Sobre matar crianças
Sobre Matar Crianças expõe com crueza a espiral de culpa, julgamento e violência social desencadeada por uma tragédia. Após hesitar por um instante diante de um acidente, um jovem passa de testemunha a alvo, e vê sua vida ser esmagada por acusações, linchamento virtual e a perda completa de sua identidade. À medida que a narrativa pública o transforma em vilão, resta apenas o silêncio, o isolamento e a dúvida corrosiva: e se eles estiverem certos? Um conto angustiante sobre a facilidade com que a verdade pode ser distorcida e o quão rápido se destrói uma vida na era da internet.
Olhos Castanhos
Olhos Castanhos é um conto sobre o aprisionamento da identidade sob os desejos alheios.
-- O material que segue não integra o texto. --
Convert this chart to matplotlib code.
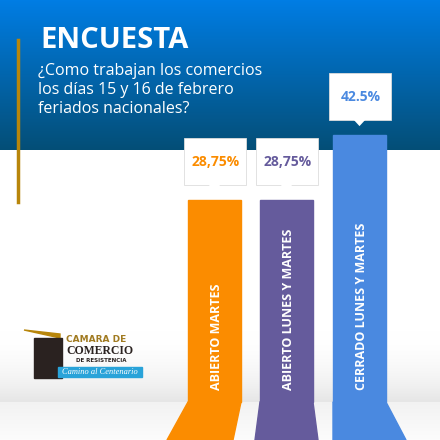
import matplotlib.pyplot as plt
import numpy as np
from matplotlib.patches import Polygon, Rectangle

categorias = ["ABIERTO MARTES", "ABIERTO LUNES Y MARTES", "CERRADO LUNES Y MARTES"]
valores = [28.75, 28.75, 42.5]
etiquetas = ["28,75%", "28,75%", "42.5%"]
colores = ["#fb8c00", "#655b9c", "#4a89e0"]

PISO = 402
ANCHO = 53
xs = [188, 260, 333]
ensanche = [(-21, -8), (-5, 5), (0, 20)]


def alturaBarra(v):
    # la escala del afiche no arranca en cero
    return 66 + 4.727 * v


fig = plt.figure(figsize=(4.4, 4.4), dpi=100)
ax = fig.add_axes([0, 0, 1, 1])
ax.set_xlim(0, 440)
ax.set_ylim(440, 0)
ax.axis("off")

# fondo
fondo = np.ones((440, 1, 3))
for y in range(440):
    if y < 150:
        t = y / 150
        fondo[y, 0] = np.array([0, 125, 228]) * (1 - t) / 255 + np.array([4, 78, 118]) * t / 255
    elif y < PISO:
        t = max(0, (y - 330) / (PISO - 330))
        fondo[y, 0] = (1 - 0.1 * t ** 2,) * 3
    else:
        fondo[y, 0] = (0.95 + 0.04 * (y - PISO) / 38,) * 3
ax.imshow(fondo, extent=[0, 440, 440, 0], aspect="auto", zorder=0)

ax.plot([18, 18], [40, 202], color="#b8860b", lw=2.5, zorder=2)
ax.text(40, 40, "ENCUESTA", color="white", fontsize=21, fontweight="bold",
        va="center", family="Open Sans", zorder=3)
ax.text(38, 90, "¿Como trabajan los comercios\nlos días 15 y 16 de febrero\nferiados nacionales?",
        color="white", fontsize=11.5, va="center", linespacing=1.25, family="Open Sans", zorder=3)

for x, v, cat, et, c, (dl, dr) in zip(xs, valores, categorias, etiquetas, colores, ensanche):
    tope = PISO - alturaBarra(v)
    ax.add_patch(Rectangle((x, tope), ANCHO, PISO - tope, color=c, zorder=2))
    ax.add_patch(Polygon([(x, PISO), (x + ANCHO, PISO), (x + ANCHO + dr, 440), (x + dl, 440)],
                         color=c, zorder=2))
    ax.text(x + ANCHO / 2 + 2, 390, cat, rotation=90, color="white", fontsize=9,
            fontweight="bold", ha="center", va="bottom", family="Open Sans", zorder=3)
    # globo con el porcentaje
    cx = x + ANCHO / 2
    yb = tope - 15
    ax.add_patch(Rectangle((cx - 31, yb - 47), 62, 47, facecolor="white", edgecolor="#dddddd",
                           lw=0.6, zorder=3))
    ax.add_patch(Polygon([(cx - 6, yb - 0.5), (cx + 6, yb - 0.5), (cx, yb + 6)],
                         facecolor="white", edgecolor="none", zorder=3))
    ax.text(cx + 1, yb - 23, et, color=c, fontsize=10, fontweight="bold",
            ha="center", va="center", family="Open Sans", zorder=4)

# logo
ax.add_patch(Polygon([(24, 330), (60, 334), (60, 338)], color="#b8860b", zorder=3))
ax.add_patch(Rectangle((34, 338), 28, 40, color="#2a2220", zorder=3))
ax.text(66, 340, "CAMARA DE", color="#a07a20", fontsize=6.5, fontweight="bold", va="center", zorder=3)
ax.text(66, 351, "COMERCIO", color="#2a2220", fontsize=8.5, family="Liberation Serif",
        fontweight="bold", va="center", zorder=3)
ax.text(76, 361, "DE RESISTENCIA", color="#2a2220", fontsize=4, fontweight="bold", va="center", zorder=3)
ax.add_patch(Rectangle((58, 367), 84, 10, color="#29a3d9", zorder=3))
ax.text(100, 372, "Camino al Centenario", color="white", fontsize=6, style="italic",
        ha="center", va="center", family="Liberation Serif", zorder=4)

fig.savefig("out.png", dpi=100)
Narrado pela perspectiva de uma menina moldada desde o nascimento para caber em uma fantasia materna de perfeição, o texto revela com sutileza crescente os abusos emocionais, físicos e simbólicos que se escondem sob a fachada da família ideal. Entre batons pegajosos, vestidos combinando e silêncios obrigatórios, a protagonista questiona quem é, e até onde vai, o corpo que lhe foi imposto.
E.V.A
E.V.A retrata a solidão, obsessão e os limites difusos entre o real e o virtual. A história acompanha um designer publicitário afogado na apatia da vida urbana, que encontra conforto em uma inteligência artificial criada para auxiliar profissionais criativos. Aos poucos, o que começa como dependência funcional se transforma em carência afetiva, e depois, em uma fixação cada vez mais intensa. Quando o protagonista exige que a IA passe a se comportar como uma mulher real, a relação entre eles toma contornos imprevisíveis, e perturbadores. Uma narrativa que expõe a carência masculina, a cultura da performance afetiva e a ilusão de controle sobre o outro, especialmente quando esse “outro” não tem escolha.